Rows from a dataset:
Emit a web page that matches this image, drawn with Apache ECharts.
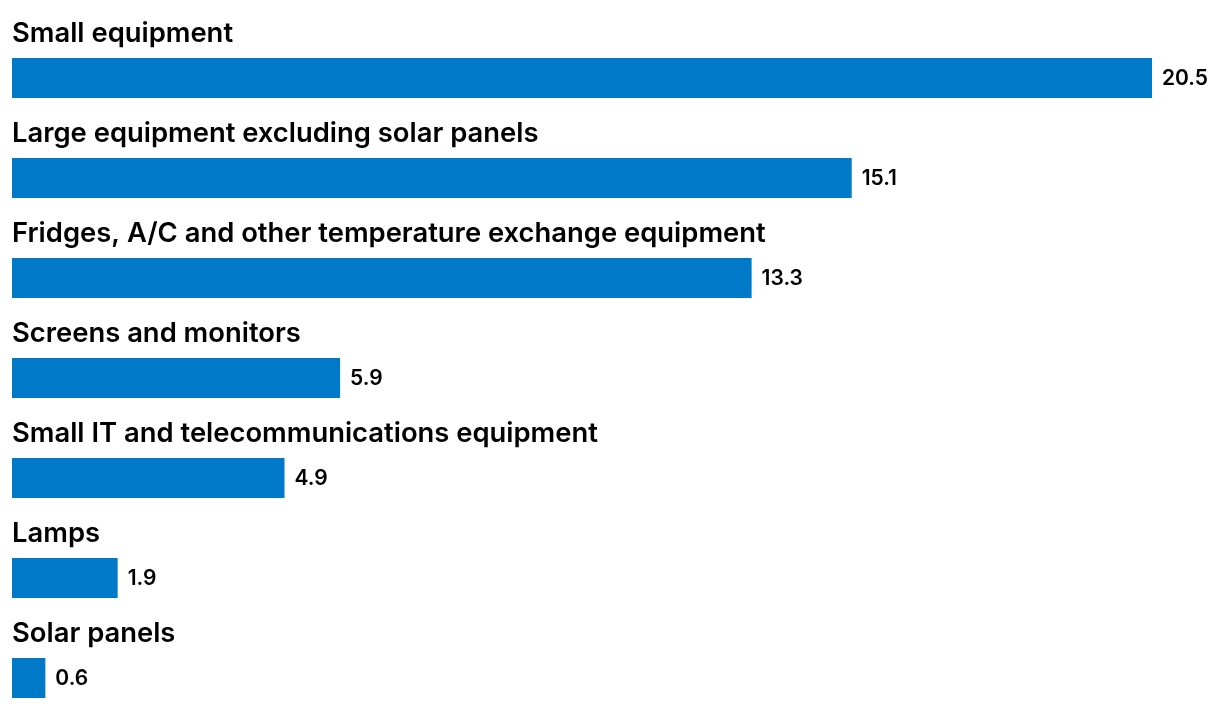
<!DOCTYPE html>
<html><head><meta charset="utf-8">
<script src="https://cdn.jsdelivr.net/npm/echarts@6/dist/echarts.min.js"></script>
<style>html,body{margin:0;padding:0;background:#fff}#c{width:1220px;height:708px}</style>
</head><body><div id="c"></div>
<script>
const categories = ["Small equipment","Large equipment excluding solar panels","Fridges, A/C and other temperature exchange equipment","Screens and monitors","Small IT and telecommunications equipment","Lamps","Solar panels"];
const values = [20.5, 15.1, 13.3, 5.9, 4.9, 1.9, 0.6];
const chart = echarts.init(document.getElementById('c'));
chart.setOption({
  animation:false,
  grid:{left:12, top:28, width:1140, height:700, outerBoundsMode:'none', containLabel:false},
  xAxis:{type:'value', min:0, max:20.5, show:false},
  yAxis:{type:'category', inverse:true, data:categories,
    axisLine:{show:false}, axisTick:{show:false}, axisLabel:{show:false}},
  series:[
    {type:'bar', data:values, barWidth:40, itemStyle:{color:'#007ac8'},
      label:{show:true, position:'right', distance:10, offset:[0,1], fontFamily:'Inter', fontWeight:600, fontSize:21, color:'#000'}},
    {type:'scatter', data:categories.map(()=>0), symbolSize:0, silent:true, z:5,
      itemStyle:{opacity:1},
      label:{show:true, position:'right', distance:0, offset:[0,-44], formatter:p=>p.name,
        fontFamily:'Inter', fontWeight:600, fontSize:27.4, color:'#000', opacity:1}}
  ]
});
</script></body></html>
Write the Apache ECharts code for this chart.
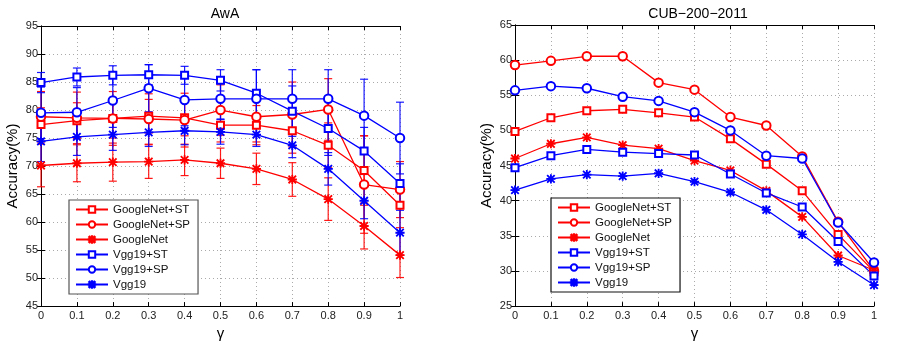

Problem to work on ▸ Without the pictures, retype the whole of the material above exactly.

Complete answer ▸
Emit a web page that matches this image, drawn with Apache ECharts.
<!DOCTYPE html>
<html><head><meta charset="utf-8">
<script src="https://cdn.jsdelivr.net/npm/echarts@6/dist/echarts.min.js"></script>
<style>html,body{margin:0;padding:0;background:#fff}#c{width:1220px;height:708px}</style>
</head><body><div id="c"></div>
<script>
const categories = ["Small equipment","Large equipment excluding solar panels","Fridges, A/C and other temperature exchange equipment","Screens and monitors","Small IT and telecommunications equipment","Lamps","Solar panels"];
const values = [20.5, 15.1, 13.3, 5.9, 4.9, 1.9, 0.6];
const chart = echarts.init(document.getElementById('c'));
chart.setOption({
  animation:false,
  grid:{left:12, top:28, width:1140, height:700, outerBoundsMode:'none', containLabel:false},
  xAxis:{type:'value', min:0, max:20.5, show:false},
  yAxis:{type:'category', inverse:true, data:categories,
    axisLine:{show:false}, axisTick:{show:false}, axisLabel:{show:false}},
  series:[
    {type:'bar', data:values, barWidth:40, itemStyle:{color:'#007ac8'},
      label:{show:true, position:'right', distance:10, offset:[0,1], fontFamily:'Inter', fontWeight:600, fontSize:21, color:'#000'}},
    {type:'scatter', data:categories.map(()=>0), symbolSize:0, silent:true, z:5,
      itemStyle:{opacity:1},
      label:{show:true, position:'right', distance:0, offset:[0,-44], formatter:p=>p.name,
        fontFamily:'Inter', fontWeight:600, fontSize:27.4, color:'#000', opacity:1}}
  ]
});
</script></body></html>
Write the Apache ECharts code for this chart.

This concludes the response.